Educational Passion: A Meditation
Yesterday I participated in two online experiences for the first time: a Twitter discussion using the hashtag #edchat, and a live webinar featuring Ken Robinson, author of The Element: How Finding Your Passion Changes Everything.
Both experiences revolved around the word passion (a rather appropriate concept in the days leading up to Easter), and in the wake of the visionary ideas that were sparking across the electrons of the web yesterday, several thoughts came to me that I wanted to put into written words for better self-clarification. Maybe they’ll resonate with you, too.
Passion Involves Suffering
As Sam Schechner explains, the word passion comes from the Latin passio which means suffering. Several teachers in yesterday’s discussions lamented the way they get treated when they exhibit passion. This suffering is fairly common in people who express their strong feelings for a particular cause or ideal. There is an energy and force to passion that can intimidate and/or startle people.
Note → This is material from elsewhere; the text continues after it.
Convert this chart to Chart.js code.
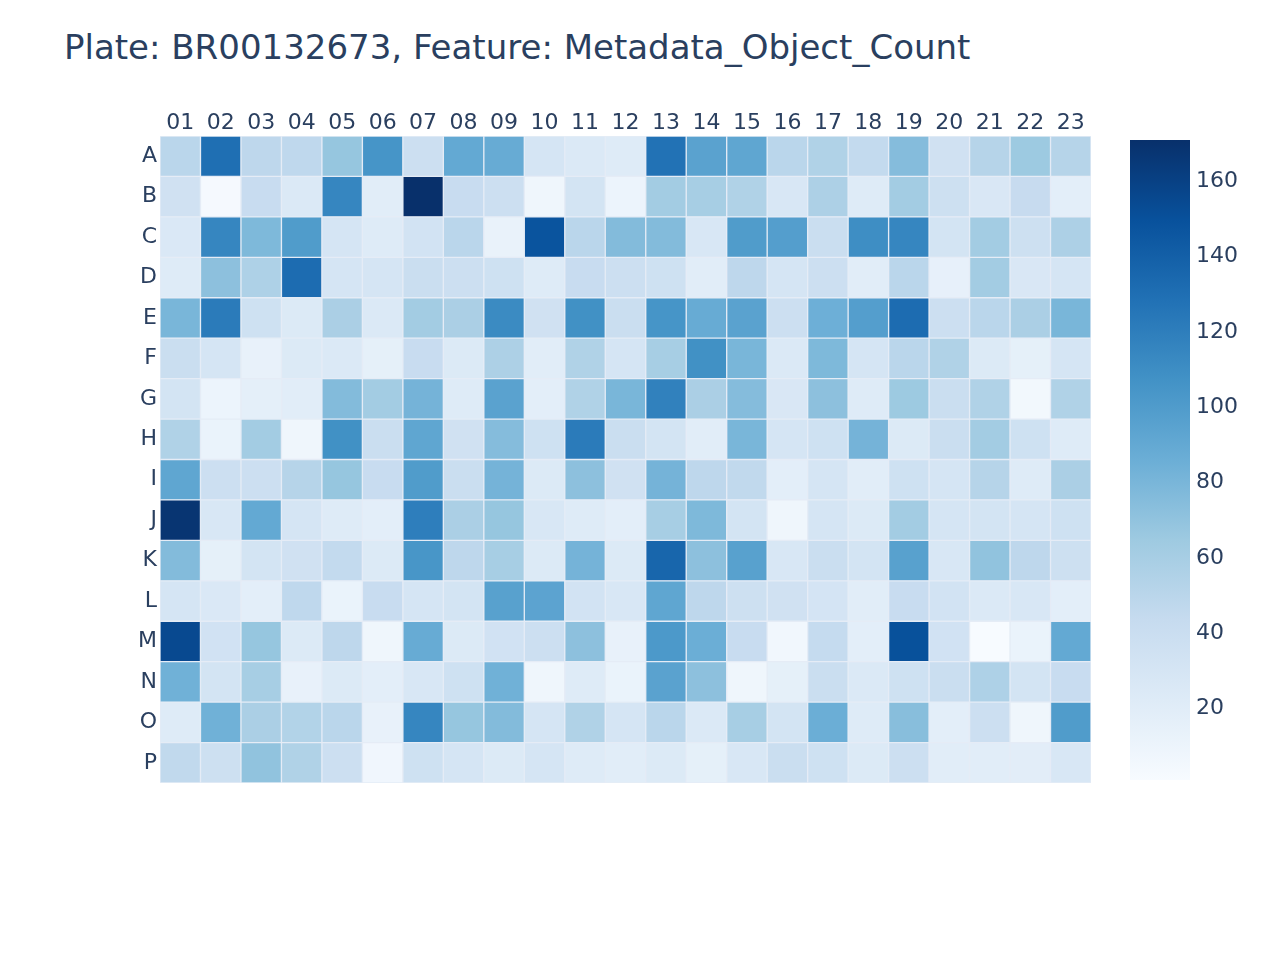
<!DOCTYPE html>
<html>
<head>
<meta charset="utf-8">
<script src="https://cdn.jsdelivr.net/npm/chart.js@4.4.1/dist/chart.umd.min.js"></script>
<style>
  html, body { margin: 0; padding: 0; background: #fff; }
  #wrap { position: relative; width: 1280px; height: 960px; overflow: hidden; }
  #title { position: absolute; left: 64px; top: 27px; font: 34px "DejaVu Sans", sans-serif; color: #2a3f5f; white-space: nowrap; }
  #heat { position: absolute; left: 0; top: 0; }
  #bar { position: absolute; left: 1100px; top: 100px; }
</style>
</head>
<body>
<div id="wrap">
  <div id="title">Plate: BR00132673, Feature: Metadata_Object_Count</div>
  <canvas id="heat" width="1280" height="960"></canvas>
  <canvas id="bar" width="180" height="720"></canvas>
</div>
<script>
const rows = ['A', 'B', 'C', 'D', 'E', 'F', 'G', 'H', 'I', 'J', 'K', 'L', 'M', 'N', 'O', 'P'];
const cols = ['01', '02', '03', '04', '05', '06', '07', '08', '09', '10', '11', '12',
  '13', '14', '15', '16', '17', '18', '19', '20', '21', '22', '23'];

// object counts per well
const rowA = [50, 130, 48, 47, 68, 105, 38, 90, 88, 30, 25, 22, 128, 95, 92, 50, 55, 45, 75, 35, 52, 65, 52];
const rowB = [35, 3, 42, 25, 115, 20, 171, 42, 38, 8, 32, 10, 62, 60, 55, 28, 57, 22, 62, 37, 27, 43, 18];
const rowC = [26, 115, 78, 100, 30, 22, 33, 50, 13, 148, 50, 76, 76, 28, 100, 98, 40, 110, 115, 32, 62, 37, 57];
const rowD = [22, 72, 56, 132, 30, 30, 40, 38, 36, 22, 42, 38, 36, 20, 48, 30, 38, 20, 50, 15, 62, 27, 30];
const rowE = [80, 122, 36, 24, 58, 25, 62, 58, 112, 35, 108, 40, 105, 88, 95, 38, 85, 98, 132, 38, 50, 58, 80];
const rowF = [40, 30, 14, 24, 25, 16, 42, 24, 57, 20, 55, 30, 60, 108, 80, 25, 78, 30, 50, 55, 24, 16, 30];
const rowG = [32, 10, 17, 20, 76, 62, 82, 22, 95, 18, 55, 80, 118, 58, 75, 27, 72, 22, 65, 40, 55, 5, 55];
const rowH = [55, 12, 62, 8, 108, 40, 92, 35, 75, 36, 122, 40, 32, 20, 80, 30, 36, 82, 24, 40, 62, 36, 22];
const rowI = [92, 38, 38, 52, 68, 42, 100, 40, 82, 24, 72, 35, 82, 48, 46, 18, 30, 20, 36, 30, 52, 22, 58];
const rowJ = [168, 28, 90, 30, 22, 18, 120, 58, 68, 28, 22, 18, 60, 78, 32, 8, 30, 24, 62, 30, 32, 30, 36];
const rowK = [76, 16, 32, 35, 45, 24, 104, 48, 60, 24, 82, 24, 136, 72, 96, 28, 40, 32, 96, 28, 70, 48, 37];
const rowL = [30, 26, 18, 47, 12, 42, 30, 32, 96, 94, 33, 28, 92, 48, 37, 35, 31, 20, 42, 33, 25, 28, 18];
const rowM = [155, 34, 68, 24, 48, 8, 88, 24, 34, 38, 72, 14, 102, 86, 42, 6, 44, 18, 150, 34, 1, 12, 90];
const rowN = [84, 32, 60, 14, 24, 18, 28, 36, 84, 8, 22, 12, 95, 72, 8, 16, 40, 25, 36, 40, 56, 32, 42];
const rowO = [22, 84, 58, 54, 50, 14, 115, 68, 76, 30, 55, 30, 50, 25, 60, 32, 86, 22, 74, 18, 38, 8, 100];
const rowP = [46, 37, 70, 55, 38, 7, 36, 30, 24, 30, 22, 20, 24, 16, 28, 40, 36, 24, 38, 20, 20, 19, 28];

const grid = [rowA, rowB, rowC, rowD, rowE, rowF, rowG, rowH, rowI, rowJ, rowK, rowL, rowM, rowN, rowO, rowP];
const colorbarTicks = [20, 40, 60, 80, 100, 120, 140, 160];

// plotly "Blues"
const blues = [
  [0, [247, 251, 255]], [0.125, [222, 235, 247]], [0.25, [198, 219, 239]],
  [0.375, [158, 202, 225]], [0.5, [107, 174, 214]], [0.625, [66, 146, 198]],
  [0.75, [33, 113, 181]], [0.875, [8, 81, 156]], [1, [8, 48, 107]]
];

const all = grid.flat();
const zmin = Math.min(...all);
const zmax = Math.max(...all);

function blueAt(t) {
  t = Math.max(0, Math.min(1, t));
  for (let i = 1; i < blues.length; i++) {
    const [t1, c1] = blues[i];
    const [t0, c0] = blues[i - 1];
    if (t <= t1) {
      const f = (t - t0) / (t1 - t0);
      const c = c0.map((v, j) => Math.round(v + (c1[j] - v) * f));
      return `rgb(${c[0]},${c[1]},${c[2]})`;
    }
  }
  return 'rgb(8,48,107)';
}
const colorFor = (v) => blueAt((v - zmin) / (zmax - zmin));

const fontTick = { family: 'DejaVu Sans', size: 22 };
const textColor = '#2a3f5f';
const plotBg = '#E5ECF6';

const bgPlugin = {
  id: 'plotBg',
  beforeDatasetsDraw(chart) {
    const { ctx, chartArea: a } = chart;
    ctx.save();
    ctx.fillStyle = plotBg;
    ctx.fillRect(a.left, a.top, a.right - a.left, a.bottom - a.top);
    ctx.restore();
  }
};

// one dataset per plate row, bottom (P) to top (A), all in one column slot
const datasets = rows.map((r, k) => {
  const ri = rows.length - 1 - k;
  return {
    label: rows[ri],
    data: cols.map(() => [k, k + 1]),
    backgroundColor: grid[ri].map(colorFor),
    borderColor: plotBg,
    borderWidth: 1,
    borderSkipped: false,
    barPercentage: 1,
    categoryPercentage: 1
  };
});

new Chart(document.getElementById('heat'), {
  type: 'bar',
  data: { labels: cols, datasets },
  plugins: [bgPlugin],
  options: {
    responsive: false,
    animation: false,
    layout: { padding: { left: 110, top: 96, right: 189, bottom: 177 } },
    plugins: { legend: { display: false }, tooltip: { enabled: false }, title: { display: false } },
    scales: {
      x: {
        position: 'top',
        stacked: true,
        grid: { display: false, drawTicks: false },
        border: { display: false },
        ticks: { color: textColor, font: fontTick, padding: 0, maxRotation: 0, autoSkip: false },
        afterFit(s) { s.height = 40; }
      },
      y: {
        min: 0,
        max: rows.length,
        stacked: false,
        grid: { display: false, drawTicks: false },
        border: { display: false },
        afterBuildTicks(s) { s.ticks = rows.map((r, k) => ({ value: k + 0.5 })); },
        ticks: {
          color: textColor,
          font: fontTick,
          padding: 3,
          callback: (v) => rows[rows.length - 1 - Math.floor(v)]
        },
        afterFit(s) { s.width = 50; }
      }
    }
  }
});

new Chart(document.getElementById('bar'), {
  type: 'bar',
  data: {
    labels: [''],
    datasets: [{
      data: [[zmin, zmax]],
      barPercentage: 1,
      categoryPercentage: 1,
      borderWidth: 0,
      backgroundColor(c) {
        const a = c.chart.chartArea;
        if (!a) return '#ccc';
        const g = c.chart.ctx.createLinearGradient(0, a.bottom, 0, a.top);
        blues.forEach(([t, rgb]) => g.addColorStop(t, `rgb(${rgb.join(',')})`));
        return g;
      }
    }]
  },
  options: {
    responsive: false,
    animation: false,
    layout: { padding: { left: 30, top: 40, right: 0, bottom: 40 } },
    plugins: { legend: { display: false }, tooltip: { enabled: false } },
    scales: {
      x: { display: false },
      y: {
        position: 'right',
        min: zmin,
        max: zmax,
        grid: { display: false, drawTicks: false },
        border: { display: false },
        afterBuildTicks(s) { s.ticks = colorbarTicks.map((v) => ({ value: v })); },
        ticks: { color: textColor, font: fontTick, padding: 6 },
        afterFit(s) { s.width = 90; }
      }
    }
  }
});
</script>
</body>
</html>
But there is more to the suffering of passion than just the reaction of intimidated acquaintances. Our passions arise from deep within us, from longings deep within our hearts. As a religious man, I understand this longing as ultimately a longing for God, and my passion as simply the way I attempt to find unity with the Person that is ultimate truth, goodness and beauty. This longing drives me and haunts me, and when I try to bury it or ignore it, I experience pain.
This is why we teachers must help students get in touch with the deepest longings of their hearts–to encounter the infinite desires within themselves and attempt to quench them. Anything short of this endeavor is a tragic disservice to students.
Passion Is Inherently Unquenchable
Ironically, we also experience pain when we try to satisfy our longings. No matter how successful we are in following our passions, we are never fully satisfied. Ask anyone who has completed a bachelor’s degree, or been recognized with a teaching award, for instance. The passion remains, and in some cases grows more intense with the realization that progress is beginning to be made.
Our students need to know that the skills, knowledge and connections they learn in school are merely the building blocks of living a passionate life. Each student must be encouraged to have the heart of a learner. No–that’s not quite accurate. Rather, each student must recognize that he or she is already hard-wired with the heart of a learner, and that school is the place to develop and nurture that heart.
We teachers must embrace this reality with our entire being, Maybe that means doing away with grades and trusting to a student’s innate desire to learn, as Joe Bower suggests. Maybe it means offering students more autonomy in activities like writing workshop or independent reading. In any case, students will begin to quench their unquenchable desires with or without our help. We can work with them or against them.
Passion Is the Key
We have a tendency to call things passions that really are not. We say things like, “Education is my passion,” or “I have a passion for books.” At best, those expressions are shorthand for, “Education is what gives my life meaning,” and “Books are a significant way I make sense of the world.”
Our objects of passion are not the same thing as our passion. Passion is one’s inner fire for truth, goodness and beauty, seeking to be shared with others. It is a burning within us, a fire in our hearts that we want to share with the world.
And therein lies the secret of teaching.
If we share our passion with students, then their fires will begin to burn all the more fiercely. Bitter, fatigued teachers cannot be effective fans for the flames of passion in students. Teachers who have lost the meaning of their lives are hard pressed to help students find meaning in their lives. We, too, must continue the lifelong joy of trying to quench the unquenchable fire, of nurturing the heart of a learner within ourselves.
Henry David Thoreau once wrote, “The millions are awake enough for physical labor; but only one in a million is awake enough for effective intellectual exertion, only one in a hundred millions to a poetic or divine life. To be awake is to be alive.”
Are we awakening our students or putting them to sleep?